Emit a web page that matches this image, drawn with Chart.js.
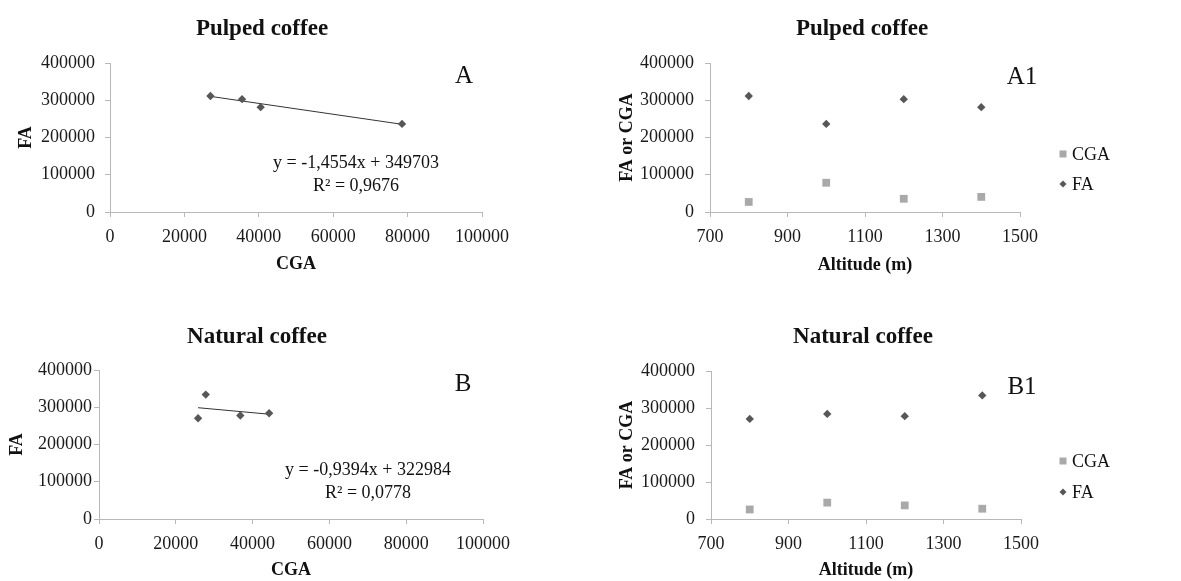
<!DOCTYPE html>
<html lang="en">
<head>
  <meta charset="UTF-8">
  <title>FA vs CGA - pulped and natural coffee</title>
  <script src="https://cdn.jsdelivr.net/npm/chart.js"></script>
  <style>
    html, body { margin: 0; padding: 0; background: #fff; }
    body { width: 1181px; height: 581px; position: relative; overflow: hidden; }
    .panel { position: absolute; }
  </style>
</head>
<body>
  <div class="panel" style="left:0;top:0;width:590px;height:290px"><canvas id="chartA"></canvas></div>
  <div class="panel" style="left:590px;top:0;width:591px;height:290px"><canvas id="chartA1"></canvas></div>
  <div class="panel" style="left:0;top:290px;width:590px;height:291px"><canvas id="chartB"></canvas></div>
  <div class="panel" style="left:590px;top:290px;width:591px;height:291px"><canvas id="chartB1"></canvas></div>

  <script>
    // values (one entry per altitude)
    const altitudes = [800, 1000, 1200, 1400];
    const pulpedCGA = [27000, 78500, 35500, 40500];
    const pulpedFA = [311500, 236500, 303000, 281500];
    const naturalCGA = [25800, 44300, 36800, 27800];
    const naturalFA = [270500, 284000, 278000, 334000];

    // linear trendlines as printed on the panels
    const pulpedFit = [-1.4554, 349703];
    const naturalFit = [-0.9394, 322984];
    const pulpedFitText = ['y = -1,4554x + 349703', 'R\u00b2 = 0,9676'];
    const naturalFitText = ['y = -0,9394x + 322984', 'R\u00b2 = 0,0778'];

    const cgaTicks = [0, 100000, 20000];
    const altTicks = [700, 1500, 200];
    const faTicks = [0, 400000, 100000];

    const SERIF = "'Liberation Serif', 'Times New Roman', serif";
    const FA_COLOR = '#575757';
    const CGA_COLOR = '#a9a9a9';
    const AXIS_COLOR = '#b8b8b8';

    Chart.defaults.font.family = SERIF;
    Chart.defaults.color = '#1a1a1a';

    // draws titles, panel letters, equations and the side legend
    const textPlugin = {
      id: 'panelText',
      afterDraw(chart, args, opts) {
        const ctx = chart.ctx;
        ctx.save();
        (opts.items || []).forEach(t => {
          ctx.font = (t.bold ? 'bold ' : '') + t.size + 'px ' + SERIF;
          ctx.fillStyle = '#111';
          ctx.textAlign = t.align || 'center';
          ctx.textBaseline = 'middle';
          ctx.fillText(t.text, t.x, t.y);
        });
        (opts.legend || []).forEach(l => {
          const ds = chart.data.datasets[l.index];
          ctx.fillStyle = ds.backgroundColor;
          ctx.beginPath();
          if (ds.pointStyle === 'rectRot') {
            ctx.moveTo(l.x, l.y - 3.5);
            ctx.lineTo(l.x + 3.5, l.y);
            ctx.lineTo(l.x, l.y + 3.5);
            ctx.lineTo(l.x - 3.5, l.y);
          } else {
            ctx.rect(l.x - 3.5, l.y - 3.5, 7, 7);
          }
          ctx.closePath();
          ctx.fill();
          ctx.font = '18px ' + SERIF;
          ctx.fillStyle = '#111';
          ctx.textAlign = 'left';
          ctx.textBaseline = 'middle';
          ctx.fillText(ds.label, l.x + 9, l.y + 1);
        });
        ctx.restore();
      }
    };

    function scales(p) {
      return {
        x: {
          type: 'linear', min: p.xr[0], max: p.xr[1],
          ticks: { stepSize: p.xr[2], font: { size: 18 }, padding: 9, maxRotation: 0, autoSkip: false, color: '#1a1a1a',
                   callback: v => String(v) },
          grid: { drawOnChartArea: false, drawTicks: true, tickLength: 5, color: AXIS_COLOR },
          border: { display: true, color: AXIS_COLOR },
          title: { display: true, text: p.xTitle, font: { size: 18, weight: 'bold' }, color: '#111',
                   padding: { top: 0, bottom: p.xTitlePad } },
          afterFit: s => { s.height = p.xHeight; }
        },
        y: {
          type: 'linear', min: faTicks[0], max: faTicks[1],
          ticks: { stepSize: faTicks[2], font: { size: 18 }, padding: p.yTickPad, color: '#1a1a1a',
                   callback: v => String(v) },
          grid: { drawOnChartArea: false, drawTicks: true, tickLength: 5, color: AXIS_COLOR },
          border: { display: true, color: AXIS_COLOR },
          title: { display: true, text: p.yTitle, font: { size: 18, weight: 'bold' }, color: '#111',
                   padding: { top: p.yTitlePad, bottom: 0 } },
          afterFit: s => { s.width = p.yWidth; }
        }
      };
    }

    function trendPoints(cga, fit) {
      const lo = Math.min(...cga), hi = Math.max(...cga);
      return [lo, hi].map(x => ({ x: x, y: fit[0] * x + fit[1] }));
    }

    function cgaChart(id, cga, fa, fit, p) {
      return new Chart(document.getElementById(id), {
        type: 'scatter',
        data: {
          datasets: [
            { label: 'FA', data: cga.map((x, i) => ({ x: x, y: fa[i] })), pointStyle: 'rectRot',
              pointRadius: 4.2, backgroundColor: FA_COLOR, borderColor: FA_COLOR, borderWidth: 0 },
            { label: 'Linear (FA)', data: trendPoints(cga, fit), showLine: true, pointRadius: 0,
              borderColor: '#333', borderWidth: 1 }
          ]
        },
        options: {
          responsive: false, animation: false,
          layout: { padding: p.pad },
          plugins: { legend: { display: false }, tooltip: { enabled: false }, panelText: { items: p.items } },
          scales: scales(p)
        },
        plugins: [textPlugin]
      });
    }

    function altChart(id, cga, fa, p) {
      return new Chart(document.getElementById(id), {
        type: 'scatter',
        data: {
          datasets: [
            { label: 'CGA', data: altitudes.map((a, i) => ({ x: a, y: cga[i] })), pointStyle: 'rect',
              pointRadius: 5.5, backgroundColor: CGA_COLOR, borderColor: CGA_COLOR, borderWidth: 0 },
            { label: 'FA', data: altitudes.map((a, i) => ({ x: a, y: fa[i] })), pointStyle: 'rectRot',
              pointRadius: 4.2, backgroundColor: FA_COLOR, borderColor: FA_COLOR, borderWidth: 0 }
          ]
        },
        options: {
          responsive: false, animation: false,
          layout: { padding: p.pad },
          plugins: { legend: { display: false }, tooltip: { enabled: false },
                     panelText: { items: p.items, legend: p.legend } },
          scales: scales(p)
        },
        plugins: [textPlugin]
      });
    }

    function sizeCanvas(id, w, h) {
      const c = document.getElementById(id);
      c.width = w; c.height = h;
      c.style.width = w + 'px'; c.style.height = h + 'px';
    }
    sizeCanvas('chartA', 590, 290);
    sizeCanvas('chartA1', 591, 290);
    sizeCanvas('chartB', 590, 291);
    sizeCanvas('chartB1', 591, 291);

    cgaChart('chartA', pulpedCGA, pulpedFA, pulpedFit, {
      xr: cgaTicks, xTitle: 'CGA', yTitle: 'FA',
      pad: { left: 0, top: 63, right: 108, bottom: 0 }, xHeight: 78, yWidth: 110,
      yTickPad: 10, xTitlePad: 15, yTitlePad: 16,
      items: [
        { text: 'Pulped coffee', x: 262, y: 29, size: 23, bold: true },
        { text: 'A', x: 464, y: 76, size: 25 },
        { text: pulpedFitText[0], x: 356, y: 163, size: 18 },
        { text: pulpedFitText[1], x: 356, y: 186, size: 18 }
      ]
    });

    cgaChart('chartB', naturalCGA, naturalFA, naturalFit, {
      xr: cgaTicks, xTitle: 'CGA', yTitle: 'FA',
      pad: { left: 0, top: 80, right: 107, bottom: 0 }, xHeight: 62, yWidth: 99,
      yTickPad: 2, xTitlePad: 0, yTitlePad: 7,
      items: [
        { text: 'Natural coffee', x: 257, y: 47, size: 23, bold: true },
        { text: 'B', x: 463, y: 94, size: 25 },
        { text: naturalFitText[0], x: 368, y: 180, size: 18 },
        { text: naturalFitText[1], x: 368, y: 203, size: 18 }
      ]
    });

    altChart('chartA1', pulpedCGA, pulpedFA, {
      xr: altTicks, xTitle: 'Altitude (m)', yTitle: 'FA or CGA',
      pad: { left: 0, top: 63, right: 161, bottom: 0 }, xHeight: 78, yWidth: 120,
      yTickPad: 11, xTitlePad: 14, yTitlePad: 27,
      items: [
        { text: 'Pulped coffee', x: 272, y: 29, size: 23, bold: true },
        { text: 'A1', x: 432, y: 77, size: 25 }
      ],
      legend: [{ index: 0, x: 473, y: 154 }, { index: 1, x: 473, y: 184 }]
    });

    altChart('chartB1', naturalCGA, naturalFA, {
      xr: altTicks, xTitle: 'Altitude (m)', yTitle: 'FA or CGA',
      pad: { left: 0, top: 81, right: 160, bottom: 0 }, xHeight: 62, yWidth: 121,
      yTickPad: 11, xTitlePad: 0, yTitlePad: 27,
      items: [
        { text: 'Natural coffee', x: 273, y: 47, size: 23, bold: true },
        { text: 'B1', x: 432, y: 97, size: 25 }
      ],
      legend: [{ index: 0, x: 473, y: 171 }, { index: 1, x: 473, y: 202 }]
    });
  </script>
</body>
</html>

▸ **YOUR GOAL**: Would you reproduce the lines above, from the very first through the line containing "Chart.defaults.color = '#1a1a1a';", exactly and without the pictures?

▸ **SOLUTION TO THIS EXERCISE**:
Emit a web page that matches this image, drawn with Chart.js.
<!DOCTYPE html>
<html lang="en">
<head>
  <meta charset="UTF-8">
  <title>FA vs CGA - pulped and natural coffee</title>
  <script src="https://cdn.jsdelivr.net/npm/chart.js"></script>
  <style>
    html, body { margin: 0; padding: 0; background: #fff; }
    body { width: 1181px; height: 581px; position: relative; overflow: hidden; }
    .panel { position: absolute; }
  </style>
</head>
<body>
  <div class="panel" style="left:0;top:0;width:590px;height:290px"><canvas id="chartA"></canvas></div>
  <div class="panel" style="left:590px;top:0;width:591px;height:290px"><canvas id="chartA1"></canvas></div>
  <div class="panel" style="left:0;top:290px;width:590px;height:291px"><canvas id="chartB"></canvas></div>
  <div class="panel" style="left:590px;top:290px;width:591px;height:291px"><canvas id="chartB1"></canvas></div>

  <script>
    // values (one entry per altitude)
    const altitudes = [800, 1000, 1200, 1400];
    const pulpedCGA = [27000, 78500, 35500, 40500];
    const pulpedFA = [311500, 236500, 303000, 281500];
    const naturalCGA = [25800, 44300, 36800, 27800];
    const naturalFA = [270500, 284000, 278000, 334000];

    // linear trendlines as printed on the panels
    const pulpedFit = [-1.4554, 349703];
    const naturalFit = [-0.9394, 322984];
    const pulpedFitText = ['y = -1,4554x + 349703', 'R\u00b2 = 0,9676'];
    const naturalFitText = ['y = -0,9394x + 322984', 'R\u00b2 = 0,0778'];

    const cgaTicks = [0, 100000, 20000];
    const altTicks = [700, 1500, 200];
    const faTicks = [0, 400000, 100000];

    const SERIF = "'Liberation Serif', 'Times New Roman', serif";
    const FA_COLOR = '#575757';
    const CGA_COLOR = '#a9a9a9';
    const AXIS_COLOR = '#b8b8b8';

    Chart.defaults.font.family = SERIF;
    Chart.defaults.color = '#1a1a1a';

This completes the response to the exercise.